Short problem – Return the material exactly, first line through the line containing "const FILL = 'rgb(255,197,178)';", and nothing more. Pictures stay out.

=======

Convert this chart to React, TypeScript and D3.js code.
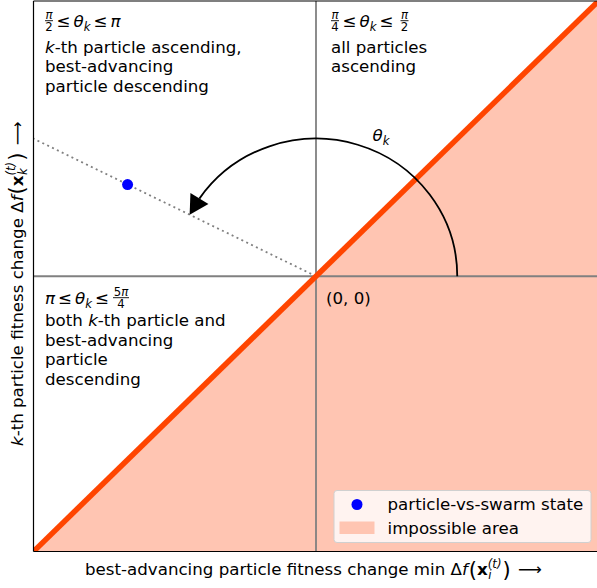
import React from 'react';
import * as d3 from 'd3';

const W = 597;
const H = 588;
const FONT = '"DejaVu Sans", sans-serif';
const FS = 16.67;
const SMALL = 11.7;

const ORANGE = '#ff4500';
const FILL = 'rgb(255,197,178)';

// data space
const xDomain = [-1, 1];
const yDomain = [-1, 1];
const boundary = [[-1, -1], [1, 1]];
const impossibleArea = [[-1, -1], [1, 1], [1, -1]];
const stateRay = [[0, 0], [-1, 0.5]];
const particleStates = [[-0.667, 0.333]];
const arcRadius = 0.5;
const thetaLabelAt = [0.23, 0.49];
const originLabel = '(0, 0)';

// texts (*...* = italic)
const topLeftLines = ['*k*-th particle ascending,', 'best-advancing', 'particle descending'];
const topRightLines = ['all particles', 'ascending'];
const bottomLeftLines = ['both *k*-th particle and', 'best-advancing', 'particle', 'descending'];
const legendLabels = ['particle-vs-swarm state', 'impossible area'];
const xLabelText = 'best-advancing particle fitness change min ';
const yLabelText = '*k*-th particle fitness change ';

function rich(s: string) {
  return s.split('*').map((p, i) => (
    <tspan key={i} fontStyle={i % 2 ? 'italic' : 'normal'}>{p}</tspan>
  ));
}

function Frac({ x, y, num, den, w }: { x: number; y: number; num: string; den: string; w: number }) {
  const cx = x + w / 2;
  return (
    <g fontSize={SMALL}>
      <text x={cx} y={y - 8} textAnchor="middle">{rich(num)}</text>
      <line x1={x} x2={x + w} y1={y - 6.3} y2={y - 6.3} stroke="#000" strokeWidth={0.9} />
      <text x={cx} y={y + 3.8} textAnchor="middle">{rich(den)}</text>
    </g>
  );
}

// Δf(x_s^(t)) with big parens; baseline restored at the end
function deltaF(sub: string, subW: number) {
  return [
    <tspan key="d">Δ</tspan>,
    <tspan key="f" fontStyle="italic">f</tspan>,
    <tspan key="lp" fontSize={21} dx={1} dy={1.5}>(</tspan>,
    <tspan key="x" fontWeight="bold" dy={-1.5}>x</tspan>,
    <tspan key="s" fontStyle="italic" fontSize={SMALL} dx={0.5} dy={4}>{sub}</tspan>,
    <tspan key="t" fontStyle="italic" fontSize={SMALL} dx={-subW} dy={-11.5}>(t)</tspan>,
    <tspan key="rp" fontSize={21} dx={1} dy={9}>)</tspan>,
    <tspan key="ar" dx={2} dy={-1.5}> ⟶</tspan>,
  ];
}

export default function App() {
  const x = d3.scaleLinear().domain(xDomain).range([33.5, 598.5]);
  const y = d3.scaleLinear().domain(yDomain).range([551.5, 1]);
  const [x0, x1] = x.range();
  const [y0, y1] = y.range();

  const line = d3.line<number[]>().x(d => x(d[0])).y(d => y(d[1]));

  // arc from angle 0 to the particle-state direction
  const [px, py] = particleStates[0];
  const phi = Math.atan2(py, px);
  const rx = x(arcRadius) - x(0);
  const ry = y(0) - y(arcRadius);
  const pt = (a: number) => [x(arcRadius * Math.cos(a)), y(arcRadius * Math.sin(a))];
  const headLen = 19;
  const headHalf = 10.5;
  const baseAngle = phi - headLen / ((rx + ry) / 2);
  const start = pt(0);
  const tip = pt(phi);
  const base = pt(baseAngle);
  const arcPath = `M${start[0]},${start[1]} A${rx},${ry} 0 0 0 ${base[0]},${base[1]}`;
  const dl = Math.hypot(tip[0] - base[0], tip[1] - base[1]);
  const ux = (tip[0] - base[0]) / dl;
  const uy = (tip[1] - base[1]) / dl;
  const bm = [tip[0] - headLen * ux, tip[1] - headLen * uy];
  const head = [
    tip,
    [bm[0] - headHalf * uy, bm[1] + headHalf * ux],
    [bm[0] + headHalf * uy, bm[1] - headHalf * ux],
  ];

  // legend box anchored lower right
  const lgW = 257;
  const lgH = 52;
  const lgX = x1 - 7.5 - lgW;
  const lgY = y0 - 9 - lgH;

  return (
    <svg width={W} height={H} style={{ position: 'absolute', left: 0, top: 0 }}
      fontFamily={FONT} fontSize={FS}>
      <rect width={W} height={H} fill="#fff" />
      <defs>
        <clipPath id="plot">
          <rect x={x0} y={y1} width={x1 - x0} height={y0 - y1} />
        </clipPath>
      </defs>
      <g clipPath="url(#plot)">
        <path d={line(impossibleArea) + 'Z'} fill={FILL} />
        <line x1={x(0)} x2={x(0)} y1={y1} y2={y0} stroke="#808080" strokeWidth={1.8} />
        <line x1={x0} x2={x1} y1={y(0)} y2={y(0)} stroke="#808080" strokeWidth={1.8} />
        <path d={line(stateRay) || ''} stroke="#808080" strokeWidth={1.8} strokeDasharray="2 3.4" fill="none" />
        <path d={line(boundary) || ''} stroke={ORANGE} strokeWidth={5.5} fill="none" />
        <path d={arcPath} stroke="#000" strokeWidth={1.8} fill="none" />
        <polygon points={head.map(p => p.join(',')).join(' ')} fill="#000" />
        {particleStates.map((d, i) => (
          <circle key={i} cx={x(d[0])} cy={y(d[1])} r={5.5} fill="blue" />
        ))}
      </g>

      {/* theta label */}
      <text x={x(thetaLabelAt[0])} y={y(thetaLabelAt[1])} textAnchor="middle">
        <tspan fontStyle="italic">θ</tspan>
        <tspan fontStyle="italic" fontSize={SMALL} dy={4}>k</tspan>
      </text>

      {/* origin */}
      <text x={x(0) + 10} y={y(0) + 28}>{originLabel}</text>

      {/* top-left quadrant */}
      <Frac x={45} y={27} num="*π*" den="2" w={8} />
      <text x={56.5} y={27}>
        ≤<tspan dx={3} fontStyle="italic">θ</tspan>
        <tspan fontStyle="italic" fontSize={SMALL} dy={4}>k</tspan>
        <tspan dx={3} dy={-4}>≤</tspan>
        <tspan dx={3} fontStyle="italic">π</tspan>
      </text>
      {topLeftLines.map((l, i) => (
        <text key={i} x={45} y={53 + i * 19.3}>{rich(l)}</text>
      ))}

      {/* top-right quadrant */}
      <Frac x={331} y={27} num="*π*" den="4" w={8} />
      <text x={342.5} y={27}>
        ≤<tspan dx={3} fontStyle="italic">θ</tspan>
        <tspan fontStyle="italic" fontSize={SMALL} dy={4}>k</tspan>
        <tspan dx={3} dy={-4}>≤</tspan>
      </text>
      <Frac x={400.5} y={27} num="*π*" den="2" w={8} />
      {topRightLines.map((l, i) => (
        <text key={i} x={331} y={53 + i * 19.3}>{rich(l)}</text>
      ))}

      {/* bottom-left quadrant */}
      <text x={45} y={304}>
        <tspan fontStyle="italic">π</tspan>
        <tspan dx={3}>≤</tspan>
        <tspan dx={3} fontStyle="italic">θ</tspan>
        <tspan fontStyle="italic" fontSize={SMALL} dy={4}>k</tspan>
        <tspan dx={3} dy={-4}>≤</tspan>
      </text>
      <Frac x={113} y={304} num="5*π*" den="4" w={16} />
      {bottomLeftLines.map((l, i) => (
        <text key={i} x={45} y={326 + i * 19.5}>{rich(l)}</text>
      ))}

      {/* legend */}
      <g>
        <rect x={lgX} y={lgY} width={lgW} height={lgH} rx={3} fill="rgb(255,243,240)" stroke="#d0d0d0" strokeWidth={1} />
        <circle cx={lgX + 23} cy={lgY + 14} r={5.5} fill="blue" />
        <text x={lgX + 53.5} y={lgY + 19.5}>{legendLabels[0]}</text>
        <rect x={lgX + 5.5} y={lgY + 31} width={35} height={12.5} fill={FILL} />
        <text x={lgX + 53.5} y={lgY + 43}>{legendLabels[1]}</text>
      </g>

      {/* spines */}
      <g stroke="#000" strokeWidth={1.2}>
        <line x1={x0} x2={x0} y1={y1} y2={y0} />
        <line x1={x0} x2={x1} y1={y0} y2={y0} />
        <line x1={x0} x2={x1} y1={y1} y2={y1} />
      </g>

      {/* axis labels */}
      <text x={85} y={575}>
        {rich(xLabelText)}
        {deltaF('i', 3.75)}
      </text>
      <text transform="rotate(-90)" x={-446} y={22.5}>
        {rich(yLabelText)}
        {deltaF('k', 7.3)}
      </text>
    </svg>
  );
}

=======

Answer to the task –
Convert this chart to React, TypeScript and D3.js code.
import React from 'react';
import * as d3 from 'd3';

const W = 597;
const H = 588;
const FONT = '"DejaVu Sans", sans-serif';
const FS = 16.67;
const SMALL = 11.7;

const ORANGE = '#ff4500';
const FILL = 'rgb(255,197,178)';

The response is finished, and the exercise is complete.